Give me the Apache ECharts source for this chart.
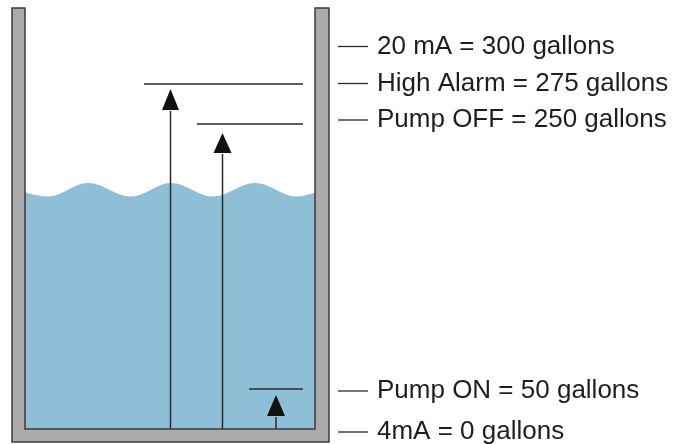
<!DOCTYPE html>
<html>
<head>
<meta charset="utf-8">
<script src="https://cdn.jsdelivr.net/npm/echarts@6/dist/echarts.min.js"></script>
<style>
html,body{margin:0;padding:0;background:#fff;}
#chart{width:693px;height:444px;}
</style>
</head>
<body>
<div id="chart"></div>
<script>
// Diagram coordinate system (x: 0..693, y: 0..444, downward)
// Water surface (wave crests / troughs)
var waveX = [25, 48, 88, 131, 171, 213, 255, 297, 315];
var waveY = [192.5, 196.5, 183, 196.5, 183, 196.5, 183, 196.5, 192.5];
var waterBottom = 429;

// Tank outline (U shape)
var tankX = [12, 12, 329, 329, 315, 315, 25, 25];
var tankY = [8, 442, 442, 8, 8, 429, 429, 8];

// Arrows: x, bottom, tip, base of head, half-width of head
var arrowX    = [170.5, 222.5, 276];
var arrowBot  = [429, 429, 429];
var arrowTip  = [89, 133, 395];
var arrowBase = [110, 153, 416];
var arrowHalf = [8.5, 9, 9];

// Level lines
var levelY     = [84, 124, 389];
var levelStart = [144, 197, 249];
var levelEnd   = [303, 303, 303];

// Labels
var labelText = ['20 mA = 300 gallons', 'High Alarm = 275 gallons', 'Pump OFF = 250 gallons', 'Pump ON = 50 gallons', '4mA = 0 gallons'];
var labelY = [46.5, 83.5, 120, 391, 432];
var dashStart = 338, dashEnd = 368, textX = 377;

var segs = [];
for (var i = 0; i < arrowX.length; i++) segs.push([arrowX[i], arrowBot[i], arrowX[i], arrowBase[i] + 1, 1.5]);
for (var i = 0; i < levelY.length; i++) segs.push([levelStart[i], levelY[i], levelEnd[i], levelY[i], 1.6]);
for (var i = 0; i < labelY.length; i++) segs.push([dashStart, labelY[i], dashEnd, labelY[i], 1.3]);

var heads = arrowX.map(function (x, i) { return [x, arrowTip[i], arrowBase[i], arrowHalf[i]]; });
var labels = labelY.map(function (y, i) { return [textX, y, labelText[i]]; });
var wave = waveX.map(function (x, i) { return [x, waveY[i]]; });

var chart = echarts.init(document.getElementById('chart'), null, {renderer: 'canvas'});
chart.setOption({
  animation: false,
  backgroundColor: '#ffffff',
  grid: [
    {left: 0, right: 0, top: 0, bottom: 0},
    {left: 0, right: 0, top: 0, height: waterBottom}
  ],
  xAxis: [
    {type: 'value', min: 0, max: 693, show: false, gridIndex: 0},
    {type: 'value', min: 0, max: 693, show: false, gridIndex: 1}
  ],
  yAxis: [
    {type: 'value', min: 0, max: 444, inverse: true, show: false, gridIndex: 0},
    {type: 'value', min: 0, max: waterBottom, inverse: true, show: false, gridIndex: 1}
  ],
  series: [
    {
      type: 'line', data: wave, smooth: 0.36, showSymbol: false, z: 1,
      xAxisIndex: 1, yAxisIndex: 1,
      lineStyle: {width: 0, color: '#8fbfd6'},
      areaStyle: {color: '#8fbfd6', opacity: 1, origin: 'end'}
    },
    {
      type: 'custom', z: 2, data: [[0]],
      renderItem: function (params, api) {
        var pts = tankX.map(function (x, i) { return api.coord([x, tankY[i]]); });
        return {type: 'polygon', shape: {points: pts},
          style: {fill: '#ababab', stroke: '#3a3a3a', lineWidth: 1.5}};
      }
    },
    {
      type: 'custom', z: 3, data: segs,
      renderItem: function (params, api) {
        var p1 = api.coord([api.value(0), api.value(1)]);
        var p2 = api.coord([api.value(2), api.value(3)]);
        return {type: 'line', shape: {x1: p1[0], y1: p1[1], x2: p2[0], y2: p2[1]},
          style: {stroke: '#2a2a2a', lineWidth: api.value(4)}};
      }
    },
    {
      type: 'custom', z: 4, data: heads,
      renderItem: function (params, api) {
        var x = api.value(0), tip = api.value(1), base = api.value(2), hw = api.value(3);
        var pts = [api.coord([x, tip]), api.coord([x - hw, base]), api.coord([x + hw, base])];
        return {type: 'polygon', shape: {points: pts}, style: {fill: '#111111'}};
      }
    },
    {
      type: 'custom', z: 5, data: labels,
      dimensions: ['x', 'y', 'label'],
      encode: {x: 0, y: 1},
      renderItem: function (params, api) {
        var p = api.coord([api.value(0), api.value(1)]);
        return {type: 'text', x: p[0], y: p[1],
          style: {text: labels[params.dataIndex][2], fill: '#1e1e1e',
            font: '26px "Liberation Sans", Arial, sans-serif',
            textAlign: 'left', textVerticalAlign: 'middle', verticalAlign: 'middle'}};
      }
    }
  ]
});
</script>
</body>
</html>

-*-*-

Repeat only what lies between the start of the data and the end of the line containing "var waterBottom = 429;", exactly, with pictures left out.

CORRECT RESPONSE –
Give me the Apache ECharts source for this chart.
<!DOCTYPE html>
<html>
<head>
<meta charset="utf-8">
<script src="https://cdn.jsdelivr.net/npm/echarts@6/dist/echarts.min.js"></script>
<style>
html,body{margin:0;padding:0;background:#fff;}
#chart{width:693px;height:444px;}
</style>
</head>
<body>
<div id="chart"></div>
<script>
// Diagram coordinate system (x: 0..693, y: 0..444, downward)
// Water surface (wave crests / troughs)
var waveX = [25, 48, 88, 131, 171, 213, 255, 297, 315];
var waveY = [192.5, 196.5, 183, 196.5, 183, 196.5, 183, 196.5, 192.5];
var waterBottom = 429;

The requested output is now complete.